____ Stored data

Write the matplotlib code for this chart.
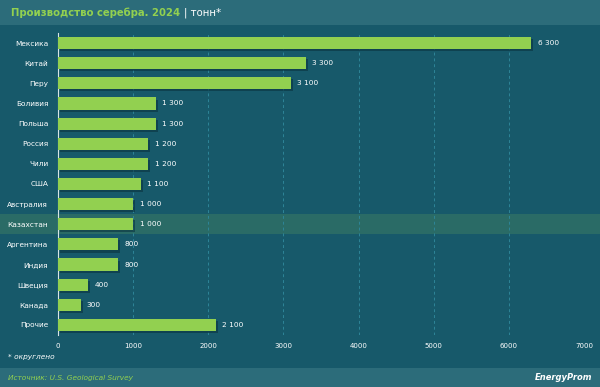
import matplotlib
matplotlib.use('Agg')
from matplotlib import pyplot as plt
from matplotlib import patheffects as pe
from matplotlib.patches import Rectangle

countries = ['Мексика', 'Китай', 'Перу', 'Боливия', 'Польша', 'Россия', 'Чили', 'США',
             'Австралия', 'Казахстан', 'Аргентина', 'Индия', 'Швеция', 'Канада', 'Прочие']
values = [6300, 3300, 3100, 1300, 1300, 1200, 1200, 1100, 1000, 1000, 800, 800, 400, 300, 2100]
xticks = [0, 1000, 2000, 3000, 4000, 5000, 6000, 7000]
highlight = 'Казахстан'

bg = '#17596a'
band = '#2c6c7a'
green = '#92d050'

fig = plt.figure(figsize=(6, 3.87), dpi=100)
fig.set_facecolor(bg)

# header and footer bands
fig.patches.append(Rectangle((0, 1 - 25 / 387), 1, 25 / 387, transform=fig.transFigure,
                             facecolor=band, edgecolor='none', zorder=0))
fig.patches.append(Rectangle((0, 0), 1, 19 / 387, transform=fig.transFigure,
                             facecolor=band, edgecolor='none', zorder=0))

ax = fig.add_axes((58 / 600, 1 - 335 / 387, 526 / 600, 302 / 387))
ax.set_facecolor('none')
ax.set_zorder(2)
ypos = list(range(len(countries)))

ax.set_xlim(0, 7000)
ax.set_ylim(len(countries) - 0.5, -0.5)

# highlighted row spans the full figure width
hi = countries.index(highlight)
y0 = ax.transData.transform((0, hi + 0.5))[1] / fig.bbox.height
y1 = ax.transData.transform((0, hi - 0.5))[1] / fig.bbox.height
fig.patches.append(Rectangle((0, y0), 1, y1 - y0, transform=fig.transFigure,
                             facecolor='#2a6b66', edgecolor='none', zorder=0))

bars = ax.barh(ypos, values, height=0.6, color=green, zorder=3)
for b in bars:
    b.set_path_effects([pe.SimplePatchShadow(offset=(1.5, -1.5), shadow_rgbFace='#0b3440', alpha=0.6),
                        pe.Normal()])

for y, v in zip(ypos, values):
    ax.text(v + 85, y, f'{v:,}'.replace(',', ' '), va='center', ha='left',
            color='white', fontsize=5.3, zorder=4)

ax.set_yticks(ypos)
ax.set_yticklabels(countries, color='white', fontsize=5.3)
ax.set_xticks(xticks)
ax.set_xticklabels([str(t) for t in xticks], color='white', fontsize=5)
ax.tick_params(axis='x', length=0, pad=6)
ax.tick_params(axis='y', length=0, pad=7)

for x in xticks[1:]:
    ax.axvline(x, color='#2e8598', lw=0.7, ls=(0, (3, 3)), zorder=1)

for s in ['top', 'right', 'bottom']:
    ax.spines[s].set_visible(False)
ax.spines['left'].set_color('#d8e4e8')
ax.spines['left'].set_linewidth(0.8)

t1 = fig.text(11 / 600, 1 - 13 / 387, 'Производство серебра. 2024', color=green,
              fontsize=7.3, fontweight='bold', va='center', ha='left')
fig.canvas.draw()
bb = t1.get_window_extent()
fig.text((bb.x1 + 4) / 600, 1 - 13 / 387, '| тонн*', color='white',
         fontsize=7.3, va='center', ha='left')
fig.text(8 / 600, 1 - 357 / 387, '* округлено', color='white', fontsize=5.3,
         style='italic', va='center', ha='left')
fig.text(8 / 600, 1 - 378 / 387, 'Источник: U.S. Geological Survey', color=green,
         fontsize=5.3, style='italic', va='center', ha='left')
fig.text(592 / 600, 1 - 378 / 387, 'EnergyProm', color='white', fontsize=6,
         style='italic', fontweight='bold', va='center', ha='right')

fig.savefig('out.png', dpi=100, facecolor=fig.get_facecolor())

________

• [Set exercise]: Using the data above, print every line exactly, omitting pictures.

• [Solution below]:
Write the matplotlib code for this chart.
import matplotlib
matplotlib.use('Agg')
from matplotlib import pyplot as plt
from matplotlib import patheffects as pe
from matplotlib.patches import Rectangle

countries = ['Мексика', 'Китай', 'Перу', 'Боливия', 'Польша', 'Россия', 'Чили', 'США',
             'Австралия', 'Казахстан', 'Аргентина', 'Индия', 'Швеция', 'Канада', 'Прочие']
values = [6300, 3300, 3100, 1300, 1300, 1200, 1200, 1100, 1000, 1000, 800, 800, 400, 300, 2100]
xticks = [0, 1000, 2000, 3000, 4000, 5000, 6000, 7000]
highlight = 'Казахстан'

bg = '#17596a'
band = '#2c6c7a'
green = '#92d050'

fig = plt.figure(figsize=(6, 3.87), dpi=100)
fig.set_facecolor(bg)

# header and footer bands
fig.patches.append(Rectangle((0, 1 - 25 / 387), 1, 25 / 387, transform=fig.transFigure,
                             facecolor=band, edgecolor='none', zorder=0))
fig.patches.append(Rectangle((0, 0), 1, 19 / 387, transform=fig.transFigure,
                             facecolor=band, edgecolor='none', zorder=0))

ax = fig.add_axes((58 / 600, 1 - 335 / 387, 526 / 600, 302 / 387))
ax.set_facecolor('none')
ax.set_zorder(2)
ypos = list(range(len(countries)))

ax.set_xlim(0, 7000)
ax.set_ylim(len(countries) - 0.5, -0.5)

# highlighted row spans the full figure width
hi = countries.index(highlight)
y0 = ax.transData.transform((0, hi + 0.5))[1] / fig.bbox.height
y1 = ax.transData.transform((0, hi - 0.5))[1] / fig.bbox.height
fig.patches.append(Rectangle((0, y0), 1, y1 - y0, transform=fig.transFigure,
                             facecolor='#2a6b66', edgecolor='none', zorder=0))

bars = ax.barh(ypos, values, height=0.6, color=green, zorder=3)
for b in bars:
    b.set_path_effects([pe.SimplePatchShadow(offset=(1.5, -1.5), shadow_rgbFace='#0b3440', alpha=0.6),
                        pe.Normal()])

for y, v in zip(ypos, values):
    ax.text(v + 85, y, f'{v:,}'.replace(',', ' '), va='center', ha='left',
            color='white', fontsize=5.3, zorder=4)

ax.set_yticks(ypos)
ax.set_yticklabels(countries, color='white', fontsize=5.3)
ax.set_xticks(xticks)
ax.set_xticklabels([str(t) for t in xticks], color='white', fontsize=5)
ax.tick_params(axis='x', length=0, pad=6)
ax.tick_params(axis='y', length=0, pad=7)

for x in xticks[1:]:
    ax.axvline(x, color='#2e8598', lw=0.7, ls=(0, (3, 3)), zorder=1)

for s in ['top', 'right', 'bottom']:
    ax.spines[s].set_visible(False)
ax.spines['left'].set_color('#d8e4e8')
ax.spines['left'].set_linewidth(0.8)

t1 = fig.text(11 / 600, 1 - 13 / 387, 'Производство серебра. 2024', color=green,
              fontsize=7.3, fontweight='bold', va='center', ha='left')
fig.canvas.draw()
bb = t1.get_window_extent()
fig.text((bb.x1 + 4) / 600, 1 - 13 / 387, '| тонн*', color='white',
         fontsize=7.3, va='center', ha='left')
fig.text(8 / 600, 1 - 357 / 387, '* округлено', color='white', fontsize=5.3,
         style='italic', va='center', ha='left')
fig.text(8 / 600, 1 - 378 / 387, 'Источник: U.S. Geological Survey', color=green,
         fontsize=5.3, style='italic', va='center', ha='left')
fig.text(592 / 600, 1 - 378 / 387, 'EnergyProm', color='white', fontsize=6,
         style='italic', fontweight='bold', va='center', ha='right')

fig.savefig('out.png', dpi=100, facecolor=fig.get_facecolor())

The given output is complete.